TASK GOAL —
Search the data below for the word "this" and copy each line that holds it.

LISTING —
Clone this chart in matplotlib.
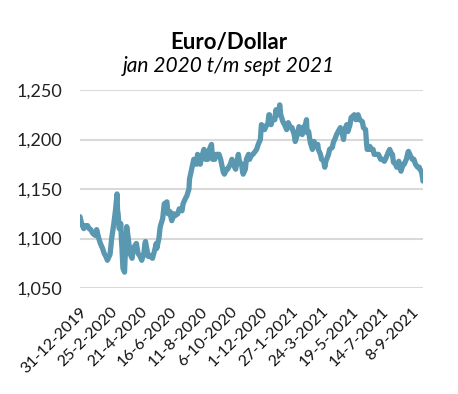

...

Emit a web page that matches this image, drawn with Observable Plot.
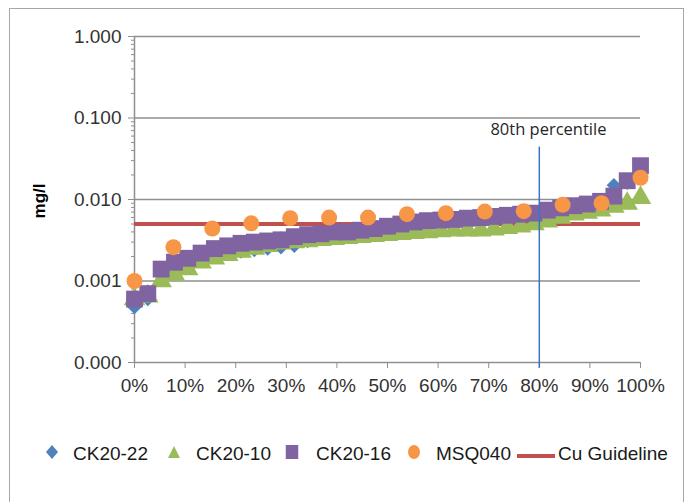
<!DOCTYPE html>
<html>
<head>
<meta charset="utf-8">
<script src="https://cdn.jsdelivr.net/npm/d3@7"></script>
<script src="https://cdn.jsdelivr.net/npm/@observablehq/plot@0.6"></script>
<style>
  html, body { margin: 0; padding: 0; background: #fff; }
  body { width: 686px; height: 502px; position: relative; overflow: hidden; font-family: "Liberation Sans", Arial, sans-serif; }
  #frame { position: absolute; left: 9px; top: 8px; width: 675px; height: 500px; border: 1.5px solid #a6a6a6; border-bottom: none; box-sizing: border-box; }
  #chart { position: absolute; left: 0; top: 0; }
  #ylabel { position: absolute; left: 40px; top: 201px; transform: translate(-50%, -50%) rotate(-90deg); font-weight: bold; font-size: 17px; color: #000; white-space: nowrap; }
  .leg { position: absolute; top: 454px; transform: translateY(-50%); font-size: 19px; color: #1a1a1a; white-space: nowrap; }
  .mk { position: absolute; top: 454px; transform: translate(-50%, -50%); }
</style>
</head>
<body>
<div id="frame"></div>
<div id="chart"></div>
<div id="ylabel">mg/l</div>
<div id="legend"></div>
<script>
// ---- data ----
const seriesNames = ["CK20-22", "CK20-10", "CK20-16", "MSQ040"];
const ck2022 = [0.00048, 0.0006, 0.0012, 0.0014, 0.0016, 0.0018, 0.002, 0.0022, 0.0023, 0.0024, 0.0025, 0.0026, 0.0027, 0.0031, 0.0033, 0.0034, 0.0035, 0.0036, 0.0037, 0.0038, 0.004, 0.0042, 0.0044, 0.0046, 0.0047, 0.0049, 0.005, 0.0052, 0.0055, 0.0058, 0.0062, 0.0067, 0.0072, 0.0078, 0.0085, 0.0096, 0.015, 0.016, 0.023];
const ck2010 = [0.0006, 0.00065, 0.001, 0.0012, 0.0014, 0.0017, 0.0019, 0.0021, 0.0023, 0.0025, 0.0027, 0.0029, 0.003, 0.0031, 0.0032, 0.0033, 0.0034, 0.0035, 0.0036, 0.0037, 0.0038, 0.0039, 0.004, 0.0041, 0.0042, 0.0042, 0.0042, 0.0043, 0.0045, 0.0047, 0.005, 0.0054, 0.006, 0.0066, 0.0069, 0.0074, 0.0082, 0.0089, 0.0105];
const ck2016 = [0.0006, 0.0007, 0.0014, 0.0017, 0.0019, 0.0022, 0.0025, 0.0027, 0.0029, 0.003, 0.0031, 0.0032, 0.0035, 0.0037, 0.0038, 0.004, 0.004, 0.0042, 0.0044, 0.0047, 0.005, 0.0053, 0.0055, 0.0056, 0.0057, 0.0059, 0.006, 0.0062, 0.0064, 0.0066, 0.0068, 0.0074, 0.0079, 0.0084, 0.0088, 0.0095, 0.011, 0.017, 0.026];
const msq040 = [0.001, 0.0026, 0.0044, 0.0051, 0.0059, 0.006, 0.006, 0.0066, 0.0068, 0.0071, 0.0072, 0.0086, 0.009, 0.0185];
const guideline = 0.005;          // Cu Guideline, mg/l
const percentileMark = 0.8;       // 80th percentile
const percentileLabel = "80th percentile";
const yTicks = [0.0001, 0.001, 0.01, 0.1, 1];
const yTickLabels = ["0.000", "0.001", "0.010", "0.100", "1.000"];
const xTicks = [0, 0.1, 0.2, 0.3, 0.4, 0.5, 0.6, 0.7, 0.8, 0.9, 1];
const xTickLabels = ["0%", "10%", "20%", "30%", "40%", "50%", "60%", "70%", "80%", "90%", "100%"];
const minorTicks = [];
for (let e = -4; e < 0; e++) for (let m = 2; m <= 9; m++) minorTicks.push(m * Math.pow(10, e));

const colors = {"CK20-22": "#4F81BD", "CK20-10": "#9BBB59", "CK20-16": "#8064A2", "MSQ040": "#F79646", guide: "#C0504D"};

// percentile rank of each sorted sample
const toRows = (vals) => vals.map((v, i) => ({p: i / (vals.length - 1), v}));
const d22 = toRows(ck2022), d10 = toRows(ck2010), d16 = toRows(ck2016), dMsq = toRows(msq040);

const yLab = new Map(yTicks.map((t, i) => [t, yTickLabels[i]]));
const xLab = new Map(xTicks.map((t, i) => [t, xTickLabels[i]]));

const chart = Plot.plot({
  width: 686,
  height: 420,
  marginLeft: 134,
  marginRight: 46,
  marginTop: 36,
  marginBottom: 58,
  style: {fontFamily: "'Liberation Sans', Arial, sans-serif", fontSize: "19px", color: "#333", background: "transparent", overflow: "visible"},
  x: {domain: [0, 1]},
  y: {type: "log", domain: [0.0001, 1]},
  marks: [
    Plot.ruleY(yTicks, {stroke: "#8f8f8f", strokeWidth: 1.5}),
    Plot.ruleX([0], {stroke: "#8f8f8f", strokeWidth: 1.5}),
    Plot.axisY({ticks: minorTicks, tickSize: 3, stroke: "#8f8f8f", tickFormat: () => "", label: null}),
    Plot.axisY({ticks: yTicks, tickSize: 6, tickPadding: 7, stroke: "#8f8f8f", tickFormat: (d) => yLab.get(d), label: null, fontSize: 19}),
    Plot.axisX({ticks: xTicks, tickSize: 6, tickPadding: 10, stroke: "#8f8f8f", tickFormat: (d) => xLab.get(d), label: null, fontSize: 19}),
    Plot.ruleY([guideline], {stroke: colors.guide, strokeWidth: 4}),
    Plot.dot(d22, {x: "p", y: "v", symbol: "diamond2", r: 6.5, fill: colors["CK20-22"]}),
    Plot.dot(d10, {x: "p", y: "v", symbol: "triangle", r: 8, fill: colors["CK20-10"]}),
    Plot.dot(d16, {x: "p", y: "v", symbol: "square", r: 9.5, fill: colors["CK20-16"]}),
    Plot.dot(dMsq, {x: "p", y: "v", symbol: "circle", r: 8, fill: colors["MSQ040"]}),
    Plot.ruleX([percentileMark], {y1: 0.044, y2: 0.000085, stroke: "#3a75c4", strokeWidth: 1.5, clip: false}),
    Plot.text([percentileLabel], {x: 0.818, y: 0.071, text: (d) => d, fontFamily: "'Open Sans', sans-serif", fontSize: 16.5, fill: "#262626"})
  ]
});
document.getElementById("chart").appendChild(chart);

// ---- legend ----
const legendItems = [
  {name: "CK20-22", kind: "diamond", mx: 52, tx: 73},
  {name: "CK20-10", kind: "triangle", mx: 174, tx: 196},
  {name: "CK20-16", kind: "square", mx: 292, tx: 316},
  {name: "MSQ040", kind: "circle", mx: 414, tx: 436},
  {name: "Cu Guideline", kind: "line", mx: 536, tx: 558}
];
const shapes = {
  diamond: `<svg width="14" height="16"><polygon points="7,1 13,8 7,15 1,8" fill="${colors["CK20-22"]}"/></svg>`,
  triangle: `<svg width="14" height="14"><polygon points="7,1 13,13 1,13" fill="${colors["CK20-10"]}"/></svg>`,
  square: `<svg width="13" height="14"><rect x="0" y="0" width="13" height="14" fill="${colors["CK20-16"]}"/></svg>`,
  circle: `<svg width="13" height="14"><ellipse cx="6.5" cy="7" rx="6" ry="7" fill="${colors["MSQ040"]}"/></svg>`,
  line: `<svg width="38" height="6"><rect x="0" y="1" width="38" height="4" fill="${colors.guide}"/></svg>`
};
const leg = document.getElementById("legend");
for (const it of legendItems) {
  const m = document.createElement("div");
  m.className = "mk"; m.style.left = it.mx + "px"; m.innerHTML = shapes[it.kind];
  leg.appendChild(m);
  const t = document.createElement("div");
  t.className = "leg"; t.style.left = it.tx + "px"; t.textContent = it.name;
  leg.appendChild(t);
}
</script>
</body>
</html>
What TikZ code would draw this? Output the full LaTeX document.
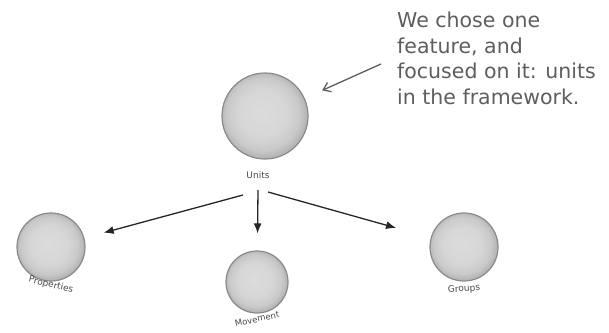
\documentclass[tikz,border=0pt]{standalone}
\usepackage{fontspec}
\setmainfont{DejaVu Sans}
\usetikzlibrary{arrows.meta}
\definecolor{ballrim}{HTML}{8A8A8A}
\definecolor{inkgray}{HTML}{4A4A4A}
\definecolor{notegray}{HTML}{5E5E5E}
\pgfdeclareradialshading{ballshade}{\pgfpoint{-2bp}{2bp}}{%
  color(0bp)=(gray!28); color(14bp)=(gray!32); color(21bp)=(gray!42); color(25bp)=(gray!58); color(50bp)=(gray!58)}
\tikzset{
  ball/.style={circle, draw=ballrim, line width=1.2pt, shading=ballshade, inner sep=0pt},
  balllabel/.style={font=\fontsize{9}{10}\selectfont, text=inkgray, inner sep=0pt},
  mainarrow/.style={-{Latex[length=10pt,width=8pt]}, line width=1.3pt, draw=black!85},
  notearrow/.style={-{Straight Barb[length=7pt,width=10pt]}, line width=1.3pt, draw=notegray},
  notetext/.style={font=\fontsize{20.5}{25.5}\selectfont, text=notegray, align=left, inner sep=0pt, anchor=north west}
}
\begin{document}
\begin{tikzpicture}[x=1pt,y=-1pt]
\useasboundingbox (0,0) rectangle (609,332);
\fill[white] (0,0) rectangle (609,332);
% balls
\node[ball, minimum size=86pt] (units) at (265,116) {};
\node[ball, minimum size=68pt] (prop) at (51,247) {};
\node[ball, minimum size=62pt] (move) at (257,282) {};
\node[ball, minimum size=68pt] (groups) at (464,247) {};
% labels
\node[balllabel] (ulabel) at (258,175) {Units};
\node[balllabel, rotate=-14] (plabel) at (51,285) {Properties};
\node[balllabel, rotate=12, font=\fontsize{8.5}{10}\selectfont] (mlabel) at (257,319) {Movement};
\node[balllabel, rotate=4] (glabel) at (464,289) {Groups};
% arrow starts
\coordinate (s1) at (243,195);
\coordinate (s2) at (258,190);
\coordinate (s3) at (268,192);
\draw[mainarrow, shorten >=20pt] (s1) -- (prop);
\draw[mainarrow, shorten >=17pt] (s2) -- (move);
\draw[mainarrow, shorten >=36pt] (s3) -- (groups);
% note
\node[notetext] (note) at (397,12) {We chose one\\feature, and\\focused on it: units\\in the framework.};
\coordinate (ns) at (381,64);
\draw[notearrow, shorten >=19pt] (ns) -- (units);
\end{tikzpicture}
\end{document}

COMPLETE RESPONSE —
Clone this chart in matplotlib.
Emit a web page that matches this image, drawn with Observable Plot.
What TikZ code would draw this? Output the full LaTeX document.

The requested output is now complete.